<font size="6"><b>DATA VISUALIZATION</b></font>

In [None]:
library(data.table)
library(tidyverse)
library(plotly)
library(nycflights13)

In [None]:
pw1 <- getOption("repr.plot.width")
pw1

In [None]:
ph1 <- getOption("repr.plot.width")
ph1

In [None]:
options(repr.plot.width = 7, repr.plot.height = 7)

In [None]:
options(repr.matrix.max.rows=20, repr.matrix.max.cols=30) # for limiting the number of top and bottom rows of tables printed 

![xkcd](../imagesba/movie_narrative_charts_large.png)

(https://xkcd.com/657)

In this session, we will visualize data using ggplot2 and plotly packages

We will use the same data from nycflights13 package

# Datasets

Let's remember the tables from nycflights13 package:

In [None]:
head(flights)

# ggplot2

Let's first create a copy of the flights table and make it a data.table:

In [None]:
flights2 <- copy(flights)

In [None]:
setDT(flights2)

Add a date column:

In [None]:
flights2[, date1 := as.Date(time_hour)] # convert time hour to date

And create a summarized version of the table so that for each date and origin we have average departure delay, arrival delay and distance: 

In [None]:
flights2 <- flights2 %>%
group_by(date1, origin) %>%
summarise_at(c("dep_delay", "arr_delay", "distance"), mean, na.rm = T)

In [None]:
flights2 %>% head

Let's add some additional features:

- Weekdays with three letter labels using wday function from lubridate package that deals with datetime objects
- Months as values from 1 to 12 using month function from lubridate package
- 3-month quarter such that 1:3 to Q1, 4:6 to Q2, 7:9 to Q3, 10:12 to Q4

In [None]:
flights2 <- flights2 %>%
mutate(weekday = lubridate::wday(date1, label = T)) %>% # we create the weekday
mutate(mnt = month(date1)) %>% # we extract the months as 1 to 12
# we convert the months to quarters: 1:3 to Q1, 4:6 to Q2, 7:9 to Q3, 10:12 to Q4s
mutate(quartx = paste("Q", (mnt - 1) %/% 3 + 1, sep = ""))

In [None]:
flights2

## Line chart

### 2 dimensions: x and y

Now first let's create a line chart across dates, where y axis shows the average departure delay for each day

The dimensions are passed by `aes()` function:

In [None]:
flights2 %>%
ggplot(aes(x = date1, y = dep_delay)) +
geom_line()

### 3 dimensions: x, y, and colored lines

Now let's differentiate the lines by color according to the origin airport, so we add a third dimension:

In [None]:
flights2 %>%
ggplot(aes(x = date1, y = dep_delay, color = origin)) +
geom_line()

## Scatter plot

### 2 dimensions: x and y

Let's try a scatter plot across average daily departure and array delays:

In [None]:
flights2 %>%
ggplot(aes(x = dep_delay, y = arr_delay)) +
geom_point()

### 3 dimensions: x, y and bubbles

Let's add a third dimension by changing the size of points according to the flight distance, so we have a bubble chart:

In [None]:
flights2 %>%
ggplot(aes(x = dep_delay, y = arr_delay, size = distance)) +
geom_point(alpha = 0.5)

### 4 dimensions: x, y, bubbles and color

And let's add a fourth dimension by changing the color of points according to the origin airport:

In [None]:
flights2 %>%
ggplot(aes(x = dep_delay, y = arr_delay, size = distance, color = origin)) +
geom_point(alpha = 0.5)

### 5 dimensions: x, y, bubbles, color and facets

And we can create multiple charts for each weekday using `facet_wrap()` function, now we have five dimensions.
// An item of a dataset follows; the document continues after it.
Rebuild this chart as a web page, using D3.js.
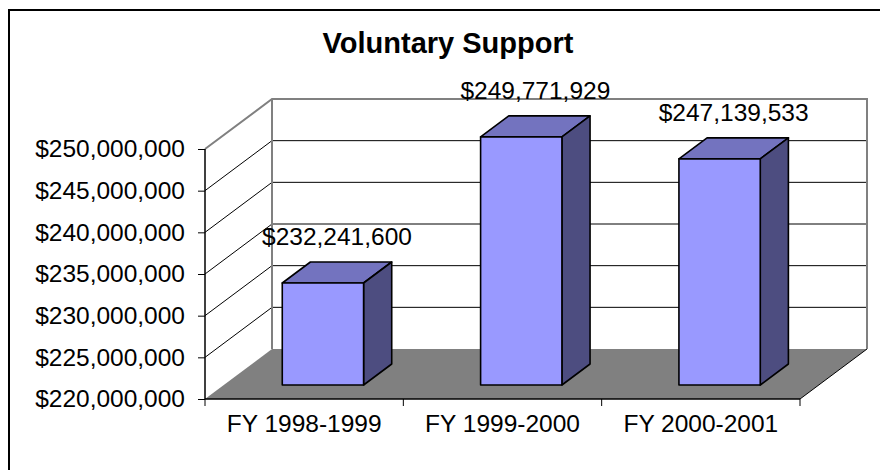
<!DOCTYPE html>
<html>
<head>
<meta charset="utf-8">
<script src="https://cdn.jsdelivr.net/npm/d3@7"></script>
<style>
  body { margin: 0; background: #fff; }
  svg { display: block; font-family: "Liberation Sans", Arial, sans-serif; }
</style>
</head>
<body>
<svg id="chart" width="880" height="470"></svg>
<script>
const categories = ['FY 1998-1999', 'FY 1999-2000', 'FY 2000-2001'];
const support = [232241600, 249771929, 247139533];
const tickValues = [220e6, 225e6, 230e6, 235e6, 240e6, 245e6, 250e6];

const svg = d3.select('#chart');
const depth = {dx: 67, dy: -50};   // floor depth, front to back wall
const f0 = 0.28, f1 = 0.70;          // bar front / back as part of depth

const x = d3.scaleBand().domain(categories).range([205, 800]);
const y = d3.scaleLinear().domain([220e6, 250e6]).range([399, 149]);

// point on the 3d box: x, y at the front, pushed back by f of the depth
const proj = (px, py, f) => [px + f * depth.dx, py + f * depth.dy];
const poly = (pts) => pts.map(p => p.join(',')).join(' ');

// outer border
svg.append('rect')
    .attr('x', 9).attr('y', 10)
    .attr('width', 900).attr('height', 500)
    .style('fill', 'none')
    .style('stroke', '#000')
    .style('stroke-width', 2);

// title
svg.append('text')
    .attr('x', 448).attr('y', 53)
    .attr('text-anchor', 'middle')
    .style('font-size', '29px')
    .style('font-weight', 'bold')
    .text('Voluntary Support');

const [x0, x1] = x.range();
const yTop = y(250e6), yBot = y(220e6);

// back wall
svg.append('polygon')
    .attr('points', poly([proj(x0, yTop, 1), proj(x1, yTop, 1), proj(x1, yBot, 1), proj(x0, yBot, 1)]))
    .style('fill', '#fff');

// gridlines on back wall and side wall
const inner = tickValues.filter(v => v > 220e6 && v < 250e6);
svg.append('g').selectAll('line')
    .data(inner)
    .join('line')
    .attr('x1', proj(x0, 0, 1)[0]).attr('x2', proj(x1, 0, 1)[0])
    .attr('y1', v => proj(x0, y(v), 1)[1]).attr('y2', v => proj(x0, y(v), 1)[1])
    .style('stroke', '#000').style('stroke-width', 1);
svg.append('g').selectAll('line')
    .data(inner)
    .join('line')
    .attr('x1', x0).attr('y1', v => y(v))
    .attr('x2', proj(x0, 0, 1)[0]).attr('y2', v => proj(x0, y(v), 1)[1])
    .style('stroke', '#000').style('stroke-width', 1);

// floor
svg.append('polygon')
    .attr('points', poly([proj(x0, yBot, 0), proj(x0, yBot, 1), proj(x1, yBot, 1), proj(x1, yBot, 0)]))
    .style('fill', '#808080');
svg.append('line')
    .attr('x1', x1).attr('y1', yBot)
    .attr('x2', proj(x1, yBot, 1)[0]).attr('y2', proj(x1, yBot, 1)[1])
    .style('stroke', '#000').style('stroke-width', 1);

// wall edges
svg.append('polyline')
    .attr('points', poly([proj(x0, yTop, 0), proj(x0, yTop, 1), proj(x1, yTop, 1), proj(x1, yBot, 1)]))
    .style('fill', 'none').style('stroke', '#808080').style('stroke-width', 2);
svg.append('line')
    .attr('x1', proj(x0, 0, 1)[0]).attr('x2', proj(x0, 0, 1)[0])
    .attr('y1', proj(x0, yTop, 1)[1]).attr('y2', proj(x0, yBot, 1)[1])
    .style('stroke', '#808080').style('stroke-width', 2);

// bars
const barW = x.bandwidth() * 0.41;
const rows = categories.map((c, i) => ({cat: c, val: support[i]}));
const bars = svg.append('g').selectAll('g')
    .data(rows)
    .join('g')
    .style('stroke', '#000')
    .style('stroke-width', 1.6)
    .style('stroke-linejoin', 'round');

bars.each(function(d) {
    const g = d3.select(this);
    const l = x(d.cat) + (x.bandwidth() - barW) / 2, r = l + barW;
    const t = y(d.val);
    g.append('polygon')
        .attr('points', poly([proj(l, t, f0), proj(r, t, f0), proj(r, t, f1), proj(l, t, f1)]))
        .style('fill', '#7373bf');
    g.append('polygon')
        .attr('points', poly([proj(r, t, f0), proj(r, t, f1), proj(r, yBot, f1), proj(r, yBot, f0)]))
        .style('fill', '#4d4d80');
    g.append('polygon')
        .attr('points', poly([proj(l, t, f0), proj(r, t, f0), proj(r, yBot, f0), proj(l, yBot, f0)]))
        .style('fill', '#9999ff');
});

// data labels
svg.append('g').selectAll('text')
    .data(rows)
    .join('text')
    .attr('x', d => proj(x(d.cat) + x.bandwidth() / 2, 0, (f0 + f1) / 2)[0])
    .attr('y', d => proj(0, y(d.val), (f0 + f1) / 2)[1] - 27)
    .attr('text-anchor', 'middle')
    .style('font-size', '24.5px')
    .text(d => d3.format('$,')(d.val));

// value axis
const yAxis = svg.append('g')
    .attr('transform', `translate(${x0},0)`)
    .call(d3.axisLeft(y).tickValues(tickValues).tickFormat(d3.format('$,')).tickSize(7).tickPadding(13));
yAxis.select('.domain').attr('d', `M0,${yTop}V${yBot}`).style('stroke-width', 1.5);
yAxis.selectAll('text').style('font-size', '24.5px').style('font-family', 'Liberation Sans, Arial, sans-serif').style('fill', '#000');

// category axis
const xAxis = svg.append('g')
    .attr('transform', `translate(0,${yBot})`)
    .call(d3.axisBottom(x).tickSize(0).tickPadding(16));
xAxis.select('.domain').attr('d', `M${x0},0H${x1}`).style('stroke-width', 1.5);
xAxis.selectAll('text').style('font-size', '24.5px').style('font-family', 'Liberation Sans, Arial, sans-serif').style('fill', '#000');
xAxis.selectAll('.bound')
    .data(categories.map(c => x(c)).concat([x1]))
    .join('line')
    .attr('class', 'bound')
    .attr('x1', d => d).attr('x2', d => d)
    .attr('y1', 0).attr('y2', 7)
    .style('stroke', '#000');
</script>
</body>
</html>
We are creating the weekdays columns with `wday` function from lubridate package that deals with datetime objects and mutate: 

In [None]:
flights2 %>%
ggplot(aes(x = dep_delay, y = arr_delay, size = distance, color = origin)) +
geom_point(alpha = 0.5) +
facet_wrap(. ~ weekday)

### 6 dimensions: x, y, bubbles, color, and 2D facets

And let's create a separate chart for each combinations of a weekday and a quarter (three months) using `facet_grid()` function, we have six dimensions!:

In [None]:
options(repr.plot.width = 10, repr.plot.height = 10)

In [None]:
flights2 %>%
ggplot(aes(x = dep_delay, y = arr_delay, size = distance, color = origin)) +
geom_point(alpha = 0.5) +
facet_grid(weekday ~ quartx)

# plotly

So far we had static charts with no interactions, just pictures.
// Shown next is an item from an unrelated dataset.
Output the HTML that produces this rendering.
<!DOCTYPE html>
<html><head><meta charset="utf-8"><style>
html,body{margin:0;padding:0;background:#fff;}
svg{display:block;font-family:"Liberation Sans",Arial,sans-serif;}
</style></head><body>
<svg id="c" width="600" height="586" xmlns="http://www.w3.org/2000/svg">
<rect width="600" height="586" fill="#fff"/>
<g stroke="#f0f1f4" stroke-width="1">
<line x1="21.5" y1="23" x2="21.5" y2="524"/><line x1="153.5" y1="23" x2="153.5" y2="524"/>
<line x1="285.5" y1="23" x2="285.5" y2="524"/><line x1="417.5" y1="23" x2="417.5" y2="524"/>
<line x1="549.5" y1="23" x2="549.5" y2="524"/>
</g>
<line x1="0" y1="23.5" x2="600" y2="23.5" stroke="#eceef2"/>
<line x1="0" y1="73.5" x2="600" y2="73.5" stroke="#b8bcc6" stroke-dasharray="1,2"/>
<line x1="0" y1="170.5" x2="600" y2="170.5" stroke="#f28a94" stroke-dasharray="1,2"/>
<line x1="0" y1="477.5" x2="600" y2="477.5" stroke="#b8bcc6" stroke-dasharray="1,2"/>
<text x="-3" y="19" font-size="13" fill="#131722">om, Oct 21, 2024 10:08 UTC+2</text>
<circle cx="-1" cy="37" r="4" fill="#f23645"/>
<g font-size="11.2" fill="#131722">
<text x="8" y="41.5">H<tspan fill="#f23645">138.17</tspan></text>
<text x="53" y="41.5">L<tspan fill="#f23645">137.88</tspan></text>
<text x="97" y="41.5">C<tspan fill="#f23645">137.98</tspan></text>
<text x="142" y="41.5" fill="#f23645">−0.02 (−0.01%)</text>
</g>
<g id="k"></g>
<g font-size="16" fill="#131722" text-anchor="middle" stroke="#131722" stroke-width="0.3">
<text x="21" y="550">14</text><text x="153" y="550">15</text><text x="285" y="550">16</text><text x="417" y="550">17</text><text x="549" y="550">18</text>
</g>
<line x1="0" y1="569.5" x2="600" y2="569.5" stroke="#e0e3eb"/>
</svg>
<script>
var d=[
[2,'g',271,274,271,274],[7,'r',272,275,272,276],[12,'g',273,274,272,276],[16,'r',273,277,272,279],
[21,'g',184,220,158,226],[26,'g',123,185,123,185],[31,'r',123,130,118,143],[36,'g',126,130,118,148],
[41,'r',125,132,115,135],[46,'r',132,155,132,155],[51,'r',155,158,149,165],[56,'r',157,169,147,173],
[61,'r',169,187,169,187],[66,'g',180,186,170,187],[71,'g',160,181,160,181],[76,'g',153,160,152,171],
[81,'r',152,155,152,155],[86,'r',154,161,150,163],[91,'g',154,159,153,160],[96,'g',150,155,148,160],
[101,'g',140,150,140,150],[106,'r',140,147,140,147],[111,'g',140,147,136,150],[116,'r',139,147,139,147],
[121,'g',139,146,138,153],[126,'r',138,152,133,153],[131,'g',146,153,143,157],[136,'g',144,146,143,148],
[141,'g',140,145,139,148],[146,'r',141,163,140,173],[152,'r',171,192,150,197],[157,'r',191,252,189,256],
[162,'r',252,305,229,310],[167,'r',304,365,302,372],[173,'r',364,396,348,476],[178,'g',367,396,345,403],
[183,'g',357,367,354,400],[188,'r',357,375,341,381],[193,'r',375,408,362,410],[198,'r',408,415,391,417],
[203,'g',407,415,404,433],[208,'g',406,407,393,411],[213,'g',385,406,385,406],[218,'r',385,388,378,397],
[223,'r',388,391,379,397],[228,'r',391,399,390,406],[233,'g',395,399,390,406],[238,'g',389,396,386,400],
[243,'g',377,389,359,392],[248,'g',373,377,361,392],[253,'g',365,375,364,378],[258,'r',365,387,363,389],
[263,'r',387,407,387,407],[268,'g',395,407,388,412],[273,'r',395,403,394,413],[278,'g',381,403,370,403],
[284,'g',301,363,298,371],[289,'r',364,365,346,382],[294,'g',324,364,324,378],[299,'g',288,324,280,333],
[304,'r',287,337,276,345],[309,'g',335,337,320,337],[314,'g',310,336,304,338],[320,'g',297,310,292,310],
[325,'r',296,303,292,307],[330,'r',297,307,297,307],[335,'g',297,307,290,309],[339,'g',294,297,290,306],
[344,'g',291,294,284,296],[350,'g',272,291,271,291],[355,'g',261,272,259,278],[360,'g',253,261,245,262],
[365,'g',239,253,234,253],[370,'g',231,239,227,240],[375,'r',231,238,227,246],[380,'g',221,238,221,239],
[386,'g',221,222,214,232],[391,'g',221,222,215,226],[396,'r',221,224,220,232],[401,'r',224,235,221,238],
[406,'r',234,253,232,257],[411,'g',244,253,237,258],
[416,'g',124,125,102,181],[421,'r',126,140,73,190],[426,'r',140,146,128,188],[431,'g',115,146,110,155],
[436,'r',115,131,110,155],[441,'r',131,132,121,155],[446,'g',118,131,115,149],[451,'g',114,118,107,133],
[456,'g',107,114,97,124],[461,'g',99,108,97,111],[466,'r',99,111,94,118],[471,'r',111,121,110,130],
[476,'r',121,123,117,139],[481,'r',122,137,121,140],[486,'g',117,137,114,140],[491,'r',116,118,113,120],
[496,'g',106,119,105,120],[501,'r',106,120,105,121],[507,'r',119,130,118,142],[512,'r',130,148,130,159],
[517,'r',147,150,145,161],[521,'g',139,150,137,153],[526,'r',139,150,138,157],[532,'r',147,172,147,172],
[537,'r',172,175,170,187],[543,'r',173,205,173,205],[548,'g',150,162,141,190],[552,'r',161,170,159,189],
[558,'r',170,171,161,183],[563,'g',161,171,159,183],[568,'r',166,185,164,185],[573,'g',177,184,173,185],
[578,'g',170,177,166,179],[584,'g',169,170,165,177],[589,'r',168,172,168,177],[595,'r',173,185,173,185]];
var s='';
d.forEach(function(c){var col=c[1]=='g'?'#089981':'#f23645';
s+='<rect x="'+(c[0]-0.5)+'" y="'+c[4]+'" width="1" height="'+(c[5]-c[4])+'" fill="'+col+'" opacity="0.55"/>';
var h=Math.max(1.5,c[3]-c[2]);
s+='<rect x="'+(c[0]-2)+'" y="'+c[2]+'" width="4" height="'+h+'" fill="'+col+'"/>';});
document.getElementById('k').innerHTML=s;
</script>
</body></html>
Now let's do something fancy very easily:

- First create a ggplot chart and assign to a named object
- Call that object with `ggplotly()` function from plotly package

In [None]:
pl1 <- flights2 %>%
ggplot(aes(x = dep_delay, y = arr_delay, size = distance, color = origin)) +
geom_point(alpha = 0.5)

In [None]:
ggplotly(pl1)

It is the same chart, but we can hover over points and see the data in pop-up tooltip, we can switch colors on and off, zoom, pan, etc.
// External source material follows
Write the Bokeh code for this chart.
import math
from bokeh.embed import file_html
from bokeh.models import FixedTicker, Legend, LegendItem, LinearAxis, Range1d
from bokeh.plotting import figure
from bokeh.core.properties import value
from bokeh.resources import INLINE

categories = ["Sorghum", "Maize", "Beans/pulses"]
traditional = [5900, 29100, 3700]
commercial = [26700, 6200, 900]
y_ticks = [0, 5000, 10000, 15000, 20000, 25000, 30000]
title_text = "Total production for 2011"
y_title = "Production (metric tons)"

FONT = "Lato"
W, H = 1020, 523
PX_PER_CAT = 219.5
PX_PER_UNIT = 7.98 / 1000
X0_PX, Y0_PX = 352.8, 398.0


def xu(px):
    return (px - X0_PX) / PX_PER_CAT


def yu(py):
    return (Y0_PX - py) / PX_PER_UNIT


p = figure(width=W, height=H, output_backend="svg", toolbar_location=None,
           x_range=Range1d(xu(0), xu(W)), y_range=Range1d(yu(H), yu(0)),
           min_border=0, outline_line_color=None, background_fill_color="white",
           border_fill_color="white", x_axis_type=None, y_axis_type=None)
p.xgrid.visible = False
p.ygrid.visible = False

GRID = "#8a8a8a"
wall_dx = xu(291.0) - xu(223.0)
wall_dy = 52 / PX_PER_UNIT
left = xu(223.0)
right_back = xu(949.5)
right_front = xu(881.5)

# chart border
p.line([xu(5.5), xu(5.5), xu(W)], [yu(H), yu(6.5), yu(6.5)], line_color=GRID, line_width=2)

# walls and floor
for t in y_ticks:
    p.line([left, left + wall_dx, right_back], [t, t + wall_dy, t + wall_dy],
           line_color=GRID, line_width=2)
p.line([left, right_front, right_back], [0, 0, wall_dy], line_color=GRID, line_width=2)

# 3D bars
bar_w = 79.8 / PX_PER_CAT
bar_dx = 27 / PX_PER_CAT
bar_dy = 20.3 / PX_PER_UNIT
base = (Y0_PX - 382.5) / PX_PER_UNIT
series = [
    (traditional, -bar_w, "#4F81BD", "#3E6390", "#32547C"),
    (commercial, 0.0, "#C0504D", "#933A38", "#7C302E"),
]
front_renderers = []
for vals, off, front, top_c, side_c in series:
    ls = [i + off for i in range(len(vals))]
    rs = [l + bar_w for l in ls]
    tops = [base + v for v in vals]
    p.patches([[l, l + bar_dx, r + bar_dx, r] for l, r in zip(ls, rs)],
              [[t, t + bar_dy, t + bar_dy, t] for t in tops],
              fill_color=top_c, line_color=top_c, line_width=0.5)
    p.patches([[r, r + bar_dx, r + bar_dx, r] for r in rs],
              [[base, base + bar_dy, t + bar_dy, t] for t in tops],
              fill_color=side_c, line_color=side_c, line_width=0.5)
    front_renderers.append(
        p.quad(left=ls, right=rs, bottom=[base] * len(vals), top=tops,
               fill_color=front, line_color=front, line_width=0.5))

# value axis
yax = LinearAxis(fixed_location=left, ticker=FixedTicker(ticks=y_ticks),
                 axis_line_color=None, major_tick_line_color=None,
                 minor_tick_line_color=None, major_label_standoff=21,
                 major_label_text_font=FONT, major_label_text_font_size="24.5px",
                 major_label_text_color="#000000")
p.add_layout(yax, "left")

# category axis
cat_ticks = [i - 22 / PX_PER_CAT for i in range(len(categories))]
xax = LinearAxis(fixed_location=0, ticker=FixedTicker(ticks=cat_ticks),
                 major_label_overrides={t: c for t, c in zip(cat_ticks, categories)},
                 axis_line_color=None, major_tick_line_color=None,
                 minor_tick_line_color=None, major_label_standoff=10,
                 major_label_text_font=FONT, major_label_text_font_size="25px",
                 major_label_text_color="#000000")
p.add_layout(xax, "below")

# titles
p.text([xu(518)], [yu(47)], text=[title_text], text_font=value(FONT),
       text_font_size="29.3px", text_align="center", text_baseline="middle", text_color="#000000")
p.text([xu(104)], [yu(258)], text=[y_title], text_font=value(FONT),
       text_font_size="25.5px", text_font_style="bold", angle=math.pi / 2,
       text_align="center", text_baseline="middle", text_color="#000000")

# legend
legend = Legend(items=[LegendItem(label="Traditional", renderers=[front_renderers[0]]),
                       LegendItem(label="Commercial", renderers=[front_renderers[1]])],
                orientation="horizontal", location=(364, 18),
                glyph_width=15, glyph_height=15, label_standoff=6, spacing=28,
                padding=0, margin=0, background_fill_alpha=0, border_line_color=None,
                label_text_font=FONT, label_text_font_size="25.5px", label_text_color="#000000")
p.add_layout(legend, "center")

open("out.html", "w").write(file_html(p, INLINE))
Faceted charts can also be converted to plotly:

In [None]:
pl2 <- flights2 %>%
ggplot(aes(x = dep_delay, y = arr_delay, size = distance, color = origin)) +
geom_point(alpha = 0.5) +
facet_wrap(. ~ weekday)

In [None]:
ggplotly(pl2)

# APPENDIX: Optional methods

## Animated plotly charts

We can also create animated charts using plotly's own syntax and passing a feature for the `frame` dimensions:

In [None]:
flights2 %>%
plot_ly(x = ~dep_delay, y = ~arr_delay) %>%
add_trace(frame = ~mnt, type = "scatter") %>%
animation_opts(
    frame = 200, redraw = T, easing = "linear", mode = "next"
)

## Interactive rotatable 3D charts

We can even create interactive rotatable 3D charts easily in plotly:

In [None]:
if (T)
{    
    plot_ly() %>% 
          add_trace(data = flights2,  x = ~dep_delay, y = ~arr_delay, z = ~distance, type="mesh3d") %>%
            layout(autosize = F, width = 800, height = 800,
                  scene = list(xaxis = list(title = "dep_delay"),
                  yaxis = list(title = "arr_delay"),
                  zaxis = list(title = "distance")))
}